Input material =
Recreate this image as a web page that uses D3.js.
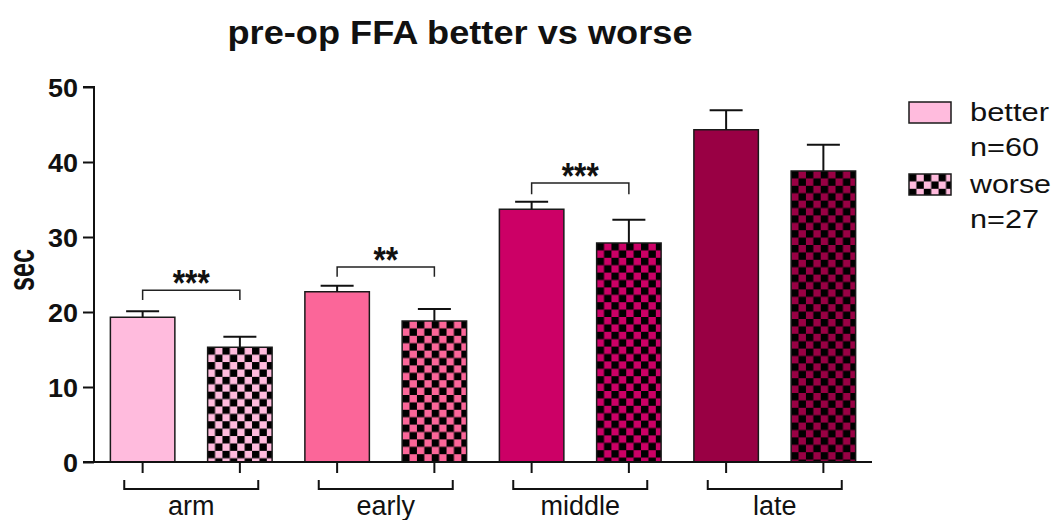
...
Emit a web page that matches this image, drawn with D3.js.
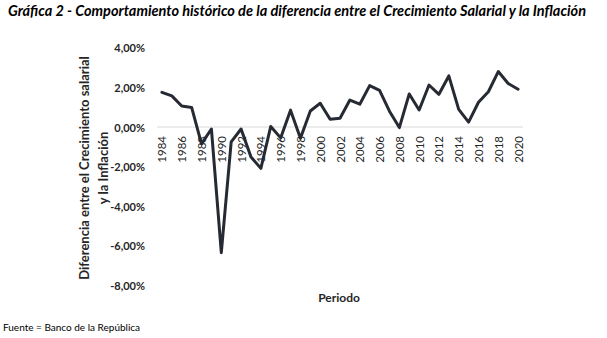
* * *
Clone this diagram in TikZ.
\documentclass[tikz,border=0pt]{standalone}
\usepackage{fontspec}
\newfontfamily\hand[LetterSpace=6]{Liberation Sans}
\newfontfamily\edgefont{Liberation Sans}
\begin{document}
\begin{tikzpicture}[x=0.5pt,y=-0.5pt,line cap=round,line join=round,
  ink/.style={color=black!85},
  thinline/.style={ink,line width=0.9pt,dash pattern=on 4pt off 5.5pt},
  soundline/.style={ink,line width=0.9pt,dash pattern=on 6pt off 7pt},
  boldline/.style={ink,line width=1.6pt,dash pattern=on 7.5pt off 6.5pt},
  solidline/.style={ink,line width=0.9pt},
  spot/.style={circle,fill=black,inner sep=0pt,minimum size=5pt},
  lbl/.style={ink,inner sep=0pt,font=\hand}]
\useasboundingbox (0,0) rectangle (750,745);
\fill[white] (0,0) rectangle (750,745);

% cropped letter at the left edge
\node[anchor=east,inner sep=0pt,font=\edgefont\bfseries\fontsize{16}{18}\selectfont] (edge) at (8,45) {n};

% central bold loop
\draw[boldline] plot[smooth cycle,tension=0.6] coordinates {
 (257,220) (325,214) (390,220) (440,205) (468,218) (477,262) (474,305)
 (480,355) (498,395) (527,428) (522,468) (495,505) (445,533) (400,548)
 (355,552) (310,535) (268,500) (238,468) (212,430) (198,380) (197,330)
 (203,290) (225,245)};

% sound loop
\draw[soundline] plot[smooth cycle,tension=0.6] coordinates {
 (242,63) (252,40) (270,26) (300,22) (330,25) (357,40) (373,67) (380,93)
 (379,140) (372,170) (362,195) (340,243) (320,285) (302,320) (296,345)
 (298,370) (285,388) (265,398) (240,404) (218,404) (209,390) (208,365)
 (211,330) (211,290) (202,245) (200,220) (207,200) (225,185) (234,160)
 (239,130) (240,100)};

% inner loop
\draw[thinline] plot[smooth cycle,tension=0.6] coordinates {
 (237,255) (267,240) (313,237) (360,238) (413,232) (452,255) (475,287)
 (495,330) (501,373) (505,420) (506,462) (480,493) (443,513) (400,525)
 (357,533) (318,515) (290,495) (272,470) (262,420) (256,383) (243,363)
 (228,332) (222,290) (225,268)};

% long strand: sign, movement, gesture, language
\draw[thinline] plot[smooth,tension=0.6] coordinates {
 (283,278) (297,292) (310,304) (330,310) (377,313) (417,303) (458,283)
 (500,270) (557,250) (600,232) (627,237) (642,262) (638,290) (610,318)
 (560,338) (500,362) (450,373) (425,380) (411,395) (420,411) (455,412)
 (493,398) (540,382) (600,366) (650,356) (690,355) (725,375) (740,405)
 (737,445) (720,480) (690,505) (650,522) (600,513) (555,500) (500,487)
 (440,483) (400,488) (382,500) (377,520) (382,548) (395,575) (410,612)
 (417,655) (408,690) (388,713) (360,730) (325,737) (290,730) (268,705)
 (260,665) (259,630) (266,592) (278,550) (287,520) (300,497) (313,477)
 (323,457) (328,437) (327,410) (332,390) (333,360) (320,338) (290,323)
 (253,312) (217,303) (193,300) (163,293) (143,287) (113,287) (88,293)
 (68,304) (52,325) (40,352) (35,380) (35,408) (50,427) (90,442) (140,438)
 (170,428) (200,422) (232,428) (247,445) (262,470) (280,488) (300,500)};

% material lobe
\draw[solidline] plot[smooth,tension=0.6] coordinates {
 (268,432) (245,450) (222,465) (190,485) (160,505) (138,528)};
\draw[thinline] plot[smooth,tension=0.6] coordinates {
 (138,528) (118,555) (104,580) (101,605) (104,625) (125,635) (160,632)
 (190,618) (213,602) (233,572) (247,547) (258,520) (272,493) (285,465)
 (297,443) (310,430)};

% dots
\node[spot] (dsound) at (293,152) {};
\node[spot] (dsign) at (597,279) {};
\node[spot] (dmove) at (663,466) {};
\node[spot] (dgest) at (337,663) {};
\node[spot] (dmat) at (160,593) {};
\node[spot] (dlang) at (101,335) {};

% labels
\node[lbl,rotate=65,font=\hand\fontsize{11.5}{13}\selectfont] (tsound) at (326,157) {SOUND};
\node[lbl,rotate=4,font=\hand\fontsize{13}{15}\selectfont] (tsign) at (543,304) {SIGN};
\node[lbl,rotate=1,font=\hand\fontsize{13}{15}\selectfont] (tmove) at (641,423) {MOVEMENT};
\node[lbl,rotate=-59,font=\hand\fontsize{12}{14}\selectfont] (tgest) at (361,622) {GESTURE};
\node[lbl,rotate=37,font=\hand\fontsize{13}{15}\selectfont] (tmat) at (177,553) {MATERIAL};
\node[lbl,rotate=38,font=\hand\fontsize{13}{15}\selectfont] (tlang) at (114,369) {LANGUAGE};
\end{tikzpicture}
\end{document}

Aim of the exercise = Looking at the records above, work out how many lines include the string "that". Give the number and nothing else.

Result = 2